# 647.10.11 M Officicial Cosmonauts Day / Date B-42



## Seikopath (Jun 19, 2007)

Okay, I was about to pull the trigger on the 647.10.11 M Officicial Cosmonauts Day / Date B-42, then I realized it has a brushed finish.

I had thought I found the perfect watch for me, in every way - mostly, because I lusted for that Blasted finish on the older Fortis Watches.

I got on this forum, for some eye candy and to my disappointment, learned they are all brush finished now.

Firstly, did they ever make this model with a BLASTED finish?

If so, anyone know where I could find one? Is my only chance finding a used one?

Thanks in advance for any help. I REALLY want to join your Fortis Club, but that brushed finish might be a deal killer for me.

Edit (Noticed the Titanium Version) - I just realized the Ti version comes in "2" or blasted finish! I'm sure it'll be a lot more than I wanted to spend, and it's ALMOST perfect. The part that completely throws the whole thing out of whack, is that black crown!?!? What were they thinking? I can only see the edge of it in this pic, but I'm not sure I could cope with that.

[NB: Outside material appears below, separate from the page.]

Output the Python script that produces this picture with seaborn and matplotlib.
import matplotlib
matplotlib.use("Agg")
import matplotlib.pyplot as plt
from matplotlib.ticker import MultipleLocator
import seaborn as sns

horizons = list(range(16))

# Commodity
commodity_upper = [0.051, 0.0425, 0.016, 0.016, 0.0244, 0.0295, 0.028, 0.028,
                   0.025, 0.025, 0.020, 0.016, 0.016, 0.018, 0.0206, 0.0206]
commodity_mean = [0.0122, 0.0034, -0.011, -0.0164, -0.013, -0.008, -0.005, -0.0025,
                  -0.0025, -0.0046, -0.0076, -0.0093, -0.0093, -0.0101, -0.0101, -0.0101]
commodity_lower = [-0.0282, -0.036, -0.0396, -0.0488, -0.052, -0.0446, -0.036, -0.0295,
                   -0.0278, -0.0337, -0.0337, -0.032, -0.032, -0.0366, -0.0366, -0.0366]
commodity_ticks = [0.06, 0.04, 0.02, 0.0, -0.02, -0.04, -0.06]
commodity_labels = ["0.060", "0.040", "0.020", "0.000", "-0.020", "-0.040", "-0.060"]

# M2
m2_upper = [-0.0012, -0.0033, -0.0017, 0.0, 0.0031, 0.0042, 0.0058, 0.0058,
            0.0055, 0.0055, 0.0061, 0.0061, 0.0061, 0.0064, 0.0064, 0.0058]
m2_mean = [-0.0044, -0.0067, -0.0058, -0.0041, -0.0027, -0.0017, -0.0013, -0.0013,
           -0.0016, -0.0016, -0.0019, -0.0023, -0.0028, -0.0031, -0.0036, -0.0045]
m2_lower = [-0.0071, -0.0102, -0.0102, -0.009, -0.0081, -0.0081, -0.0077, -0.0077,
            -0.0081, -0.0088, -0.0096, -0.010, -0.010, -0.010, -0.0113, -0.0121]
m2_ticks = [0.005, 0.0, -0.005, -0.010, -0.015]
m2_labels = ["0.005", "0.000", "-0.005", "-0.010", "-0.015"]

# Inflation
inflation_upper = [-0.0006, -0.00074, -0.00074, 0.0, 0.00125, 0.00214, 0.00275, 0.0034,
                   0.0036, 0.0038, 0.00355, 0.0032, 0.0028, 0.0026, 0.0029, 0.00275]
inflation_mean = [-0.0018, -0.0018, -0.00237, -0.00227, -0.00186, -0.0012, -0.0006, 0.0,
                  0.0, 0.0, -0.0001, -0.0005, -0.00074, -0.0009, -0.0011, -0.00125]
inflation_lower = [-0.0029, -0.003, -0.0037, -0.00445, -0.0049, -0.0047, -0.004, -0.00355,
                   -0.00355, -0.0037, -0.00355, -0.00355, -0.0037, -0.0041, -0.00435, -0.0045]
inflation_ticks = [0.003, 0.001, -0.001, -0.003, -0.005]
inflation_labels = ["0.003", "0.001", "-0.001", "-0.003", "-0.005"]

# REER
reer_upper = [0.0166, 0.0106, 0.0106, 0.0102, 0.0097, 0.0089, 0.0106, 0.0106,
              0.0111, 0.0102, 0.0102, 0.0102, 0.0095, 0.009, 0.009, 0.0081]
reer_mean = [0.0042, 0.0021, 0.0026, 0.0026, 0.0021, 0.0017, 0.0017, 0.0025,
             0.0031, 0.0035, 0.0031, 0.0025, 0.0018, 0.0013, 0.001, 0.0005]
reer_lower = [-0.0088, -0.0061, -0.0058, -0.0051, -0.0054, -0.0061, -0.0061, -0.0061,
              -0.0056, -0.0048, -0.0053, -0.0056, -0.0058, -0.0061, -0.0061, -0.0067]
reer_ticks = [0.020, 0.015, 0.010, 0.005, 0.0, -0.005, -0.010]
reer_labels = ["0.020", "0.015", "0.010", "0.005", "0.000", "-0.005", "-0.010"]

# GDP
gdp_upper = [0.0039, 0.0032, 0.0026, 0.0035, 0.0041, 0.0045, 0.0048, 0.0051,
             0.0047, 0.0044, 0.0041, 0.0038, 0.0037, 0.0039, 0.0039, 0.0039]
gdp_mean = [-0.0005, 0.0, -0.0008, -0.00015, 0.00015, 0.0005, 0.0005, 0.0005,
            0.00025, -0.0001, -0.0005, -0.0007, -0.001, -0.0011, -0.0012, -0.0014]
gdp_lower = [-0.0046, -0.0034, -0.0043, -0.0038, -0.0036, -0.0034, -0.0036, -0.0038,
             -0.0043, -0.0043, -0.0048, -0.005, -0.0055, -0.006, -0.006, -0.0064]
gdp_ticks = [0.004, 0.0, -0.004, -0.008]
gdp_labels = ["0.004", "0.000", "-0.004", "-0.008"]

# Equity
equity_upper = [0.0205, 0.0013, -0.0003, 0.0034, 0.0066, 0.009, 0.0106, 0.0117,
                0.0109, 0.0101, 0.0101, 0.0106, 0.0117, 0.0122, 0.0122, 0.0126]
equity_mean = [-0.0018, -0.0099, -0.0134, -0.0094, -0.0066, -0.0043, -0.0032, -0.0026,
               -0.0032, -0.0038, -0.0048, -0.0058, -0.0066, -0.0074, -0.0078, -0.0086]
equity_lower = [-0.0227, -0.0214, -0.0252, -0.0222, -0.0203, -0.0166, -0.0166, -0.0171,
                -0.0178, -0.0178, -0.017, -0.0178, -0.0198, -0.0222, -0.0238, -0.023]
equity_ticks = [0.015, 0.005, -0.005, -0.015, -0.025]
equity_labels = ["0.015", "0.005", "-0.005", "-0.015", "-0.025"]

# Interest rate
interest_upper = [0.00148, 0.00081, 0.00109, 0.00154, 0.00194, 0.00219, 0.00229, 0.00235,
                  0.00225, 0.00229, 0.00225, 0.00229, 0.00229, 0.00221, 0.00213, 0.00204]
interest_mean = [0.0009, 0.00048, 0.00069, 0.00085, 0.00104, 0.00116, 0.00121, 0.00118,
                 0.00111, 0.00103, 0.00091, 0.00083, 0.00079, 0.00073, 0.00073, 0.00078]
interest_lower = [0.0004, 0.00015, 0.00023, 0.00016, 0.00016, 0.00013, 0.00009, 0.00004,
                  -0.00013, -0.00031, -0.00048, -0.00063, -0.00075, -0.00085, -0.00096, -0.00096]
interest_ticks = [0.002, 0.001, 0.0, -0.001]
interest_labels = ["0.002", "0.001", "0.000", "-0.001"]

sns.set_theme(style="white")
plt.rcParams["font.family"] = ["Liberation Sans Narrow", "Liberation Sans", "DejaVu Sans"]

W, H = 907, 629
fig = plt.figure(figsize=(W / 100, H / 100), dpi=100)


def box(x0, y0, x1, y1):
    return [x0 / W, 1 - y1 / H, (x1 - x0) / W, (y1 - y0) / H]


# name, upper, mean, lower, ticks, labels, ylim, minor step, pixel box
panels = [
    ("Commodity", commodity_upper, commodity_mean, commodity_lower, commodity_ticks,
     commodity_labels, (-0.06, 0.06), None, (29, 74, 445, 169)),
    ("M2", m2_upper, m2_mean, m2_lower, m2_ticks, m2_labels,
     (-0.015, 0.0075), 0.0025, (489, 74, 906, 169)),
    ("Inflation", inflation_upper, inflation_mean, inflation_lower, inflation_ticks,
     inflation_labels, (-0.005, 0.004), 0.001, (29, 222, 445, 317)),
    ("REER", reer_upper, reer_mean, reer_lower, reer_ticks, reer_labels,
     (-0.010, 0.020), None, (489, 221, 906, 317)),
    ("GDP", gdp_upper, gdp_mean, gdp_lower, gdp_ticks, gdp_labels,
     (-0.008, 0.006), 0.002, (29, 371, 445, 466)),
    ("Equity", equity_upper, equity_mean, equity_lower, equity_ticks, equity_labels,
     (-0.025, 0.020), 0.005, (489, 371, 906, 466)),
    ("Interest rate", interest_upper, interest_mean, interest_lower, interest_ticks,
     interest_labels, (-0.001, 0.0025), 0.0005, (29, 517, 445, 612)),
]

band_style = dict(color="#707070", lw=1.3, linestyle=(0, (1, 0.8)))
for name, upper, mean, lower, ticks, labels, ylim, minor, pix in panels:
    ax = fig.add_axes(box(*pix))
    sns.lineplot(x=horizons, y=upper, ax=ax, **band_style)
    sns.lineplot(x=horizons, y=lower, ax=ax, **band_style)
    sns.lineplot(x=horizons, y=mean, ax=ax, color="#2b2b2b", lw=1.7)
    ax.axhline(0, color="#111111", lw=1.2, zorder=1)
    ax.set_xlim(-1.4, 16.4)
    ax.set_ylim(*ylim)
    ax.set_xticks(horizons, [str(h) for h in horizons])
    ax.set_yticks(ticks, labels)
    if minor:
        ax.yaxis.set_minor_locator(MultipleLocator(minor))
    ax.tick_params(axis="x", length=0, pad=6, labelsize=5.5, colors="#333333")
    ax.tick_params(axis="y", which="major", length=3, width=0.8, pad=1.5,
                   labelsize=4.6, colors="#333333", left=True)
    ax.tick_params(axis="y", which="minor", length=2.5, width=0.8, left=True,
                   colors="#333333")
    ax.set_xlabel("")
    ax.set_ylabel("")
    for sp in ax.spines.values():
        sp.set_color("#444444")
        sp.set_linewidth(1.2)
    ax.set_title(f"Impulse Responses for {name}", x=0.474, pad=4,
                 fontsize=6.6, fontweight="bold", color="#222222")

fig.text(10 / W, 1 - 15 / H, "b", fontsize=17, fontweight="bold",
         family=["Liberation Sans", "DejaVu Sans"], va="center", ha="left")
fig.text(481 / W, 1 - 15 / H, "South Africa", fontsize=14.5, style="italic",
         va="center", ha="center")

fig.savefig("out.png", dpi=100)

Geez, It's rough that I'm so picky, but this is a HUGE purchase for me, and I want it to be PERFECT, so I can feel like I NEVER want to buy another watch. (Yeah, right, I know it's an addiction)

Anybody have any pictures of the Cosmonaut in Titanium? What about that Ti Bracelet?!?! Any idea on the price? I am considering the 658.27.11 M version, with the plain dial, no chrono complications of any sort, and just ONE crown with no buttons on the side. Thanks.


----------



## Seikopath (Jun 19, 2007)

Anybody from Fortis out there reading this? You could have raised the price, and I would have been fine with that - but, NO... you had to take away the one thing I lusted for that set it apart from all the other watch companies. By taking away the Blasted Finish, your watches look like every other "Brushed" watch out there, and there are PLENTY!

You've forced me away, and now I'm looking at the SINN U1. I will drop about $600 MORE dollars on the SINN that you could have had - if you made wiser business decisions. 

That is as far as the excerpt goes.